Çallı - " Size malik olmak, bu güzel talih Türk Milleti'ne nasib oldu."
Atatürk - " Aynı milletin çocuklarının beraber bulunarak birbirini tanımaları, sevmeleri ve yüksek hislerle aynen tabi olmaları güzel bir şeydir. Eğer siz güzel sanatlar mensubu olarak bunu tesbit ederseniz bütün millete ve bütün insanlığa hizmet etmiş olursunuz."
Çallı - "Büyük Reisi Cumhur..."
Atatürk - "Hayır ben bu akşam sizinle Cumhurbaşkanı olarak değil, bir vatandaş olarak konuşuyorum. Bu memlekette ve her memlekette, daima bir cumhurbaşkanı vardır. Ben sizinle şimdi konuşurken bir vatandaş sıfatını düşünüyorum."
Çallı - "Siz bu milleti kurtardınız."
Atatürk - "Bu bahsi burada bırak, şimdi Gazi Mustafa Kemal yok, sizinle eşit koşullar altında konuşabilirim."
"Sözleriniz güzel ama bitti, yalnız sen mi söyleyeceksin. Sanatçılar sanırlar ki yalnız kendileri heyecanlanırlar. Etraflarındaki insanların kendilerinden ziyade heyecanlandıklarını unuturlar."
Çallı- "Büyük Paşam, bir eserim var, Fındıklı Sarayı'nda duruyor."
Atatürk- "Fındıklı Sarayı neresi? Ben saraylardan hoşlanmam. Devlet Başkanı olmak mecburiyetinde, İstanbul’a gittiğimde Dolmabahçe denen soğuk bir yerde oturuyorum. Ve ben orada rahatsız oturuyorum. Bir evde otursam daha rahat ederim." (Atatürk Bir Çağ’ın Açılışı, Ord. Prof. Dr. Sadi Irmak, s. 349)

Atatürk bütün yaşamını cephelerde mücadele etmekle geçirmiş, bir ülkenin Kurtuluş Savaşına tek başına yön vermiş, o güne kadar hiçbir Türk’e nasip olmayan yetki ve sorumlulukla Türk ordusunun başına geçmiş ve büyük bir zafere imza atmış eşsiz bir devlet adamıdır. Ancak bu muhteşem ve kahramanlıklarla dolu tarihe sahip olan insan, günlük yaşamında gösterişten uzak sakin bir yaşam sürmeyi tercih etmiştir. Atatürk’ün Kurtuluş Savaşı'ndan sonraki yıllardaki yaşamı onun bu özelliğini göstermektedir.

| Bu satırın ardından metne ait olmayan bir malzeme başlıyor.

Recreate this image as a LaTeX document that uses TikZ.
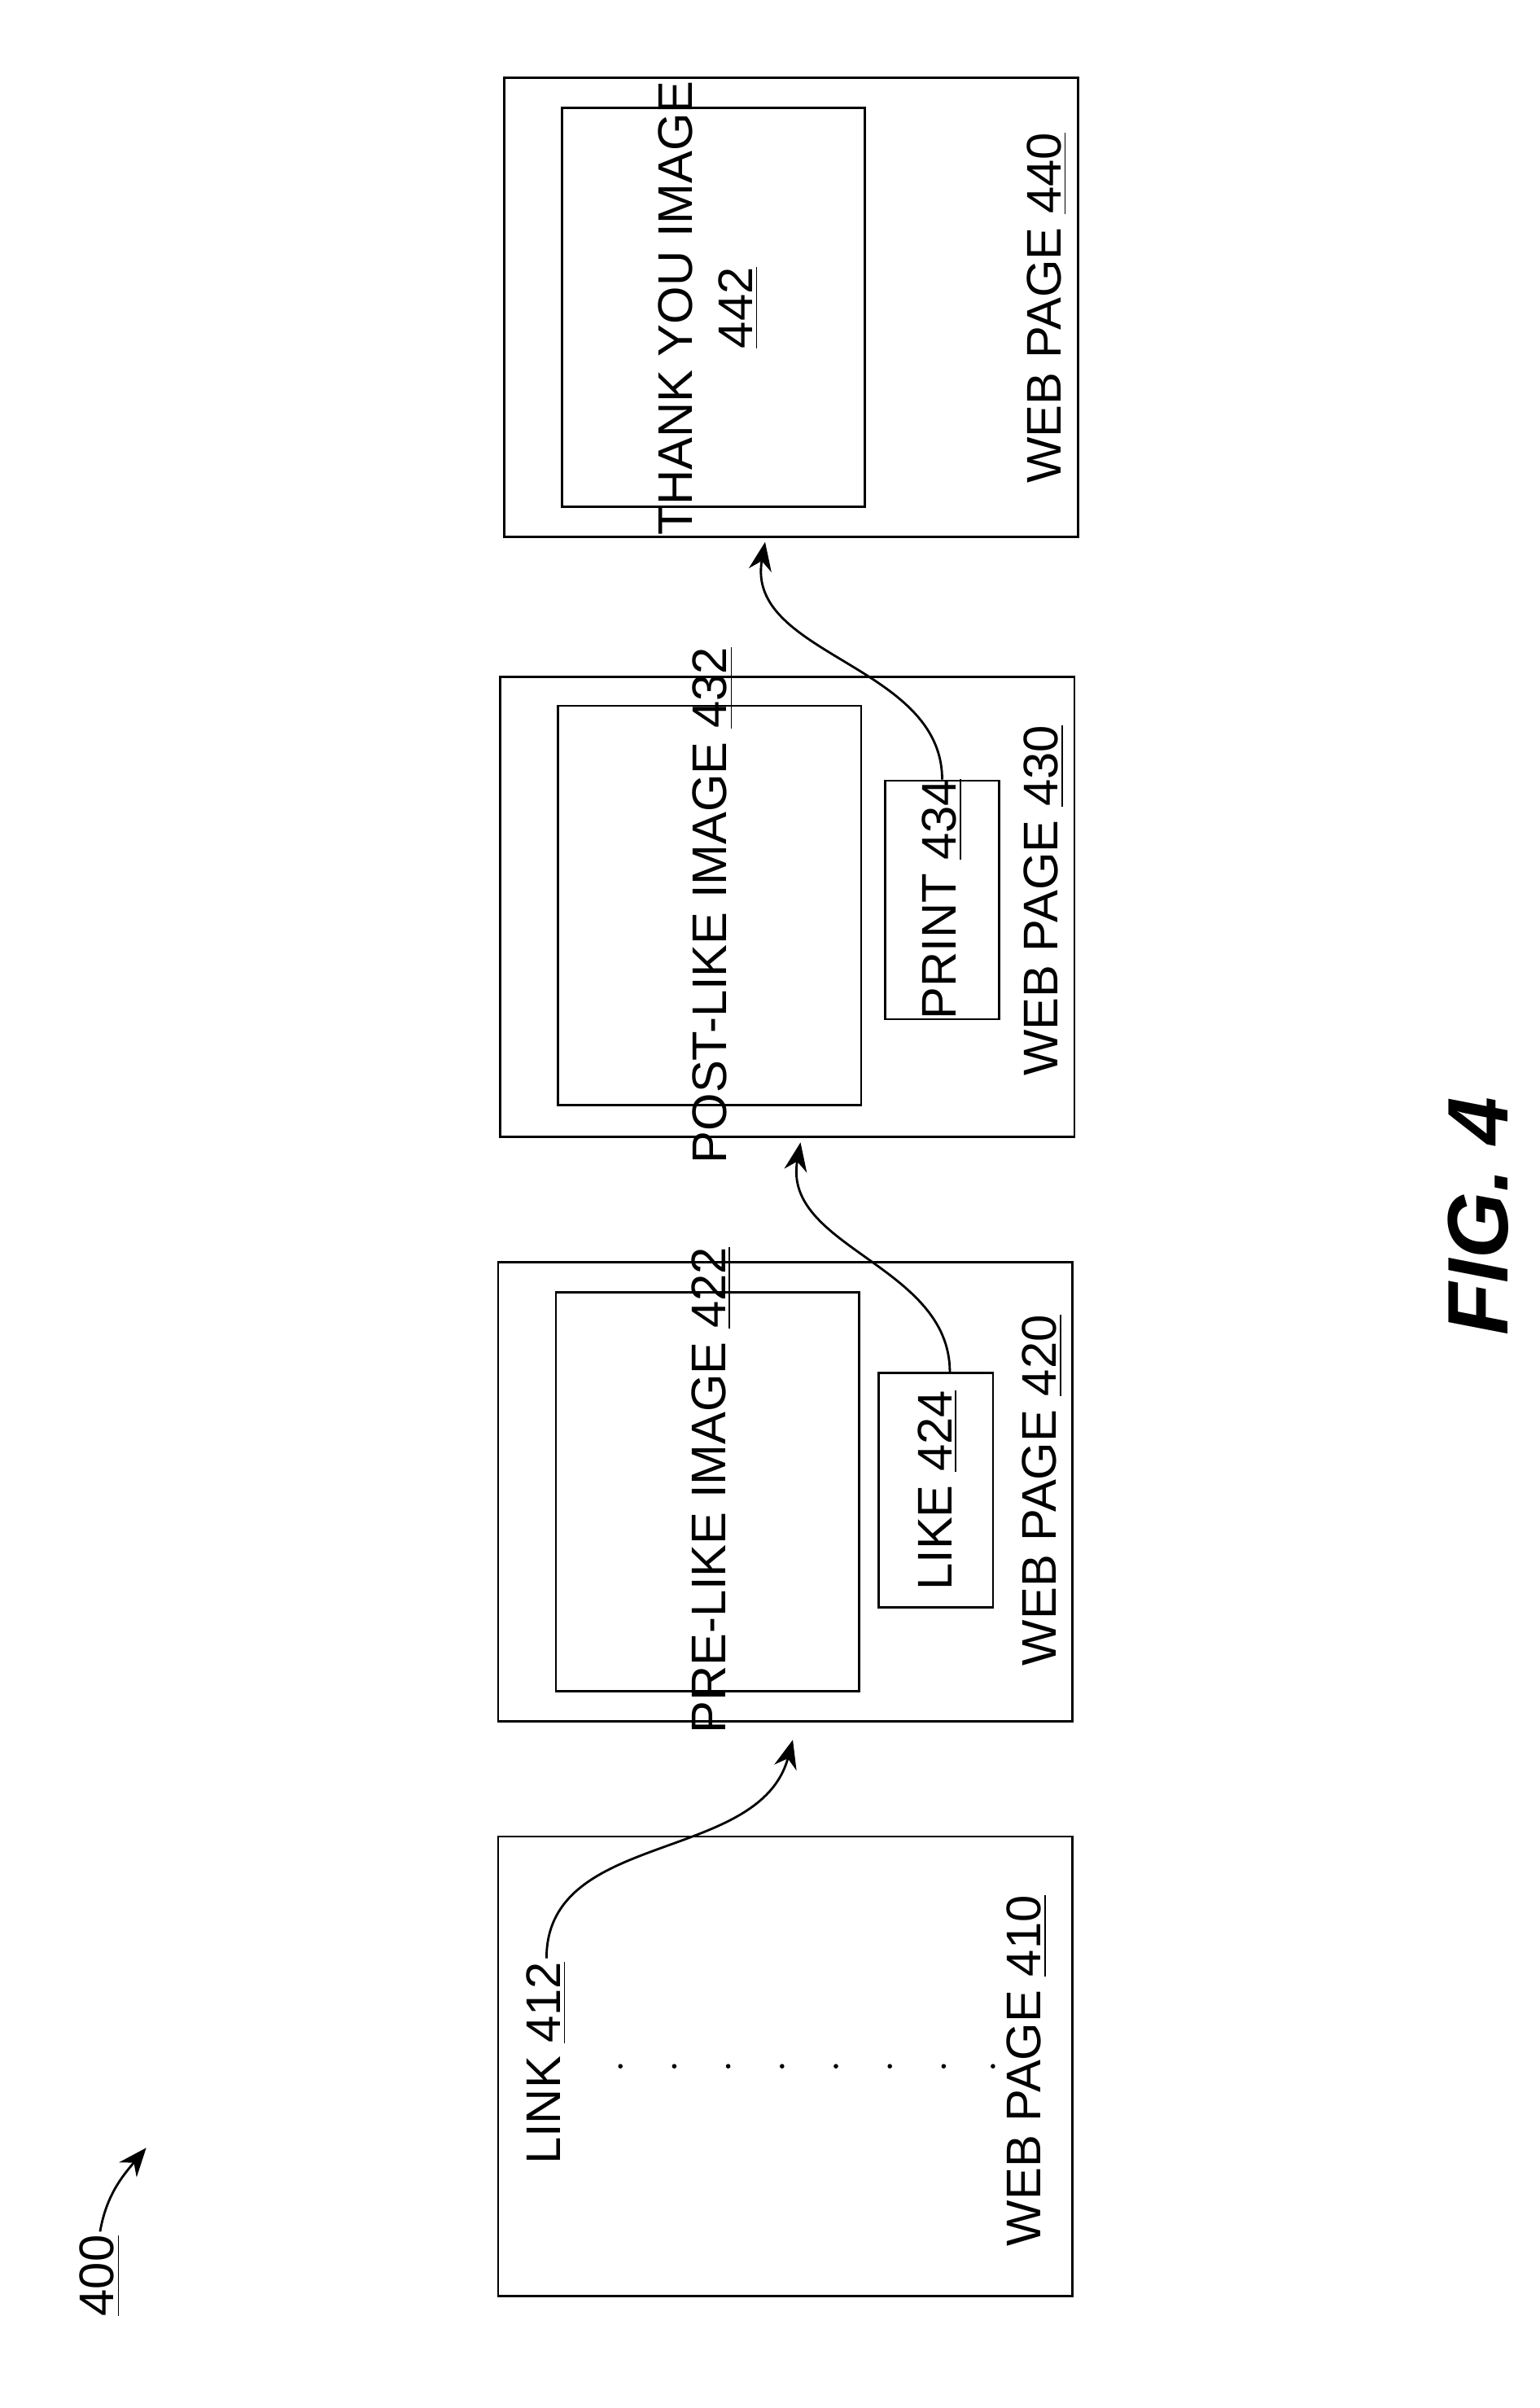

Atatürk Ankara’da bulunduğu zamanlarını Marmara Köşkü’nde geçirir, öğle yemeklerini orada yer, sıradan bir vatandaş gibi çiftlikle meşgul olur, bazen sohbet etmek için yakın arkadaşlarına uğrardı.

Atatürk, İstanbul’da iken motorla boğaz gezintisinden, Anadolu sahilini takiben Ada’ya gitmekten hoşlanırdı. En büyük zevki milletin arasına karışarak, onların eğlencesine iştirak etmekti. Herkes bilirdi ki Ata’nın en mutlu olduğu dakikalar milletiyle beraber olduğu anlardı.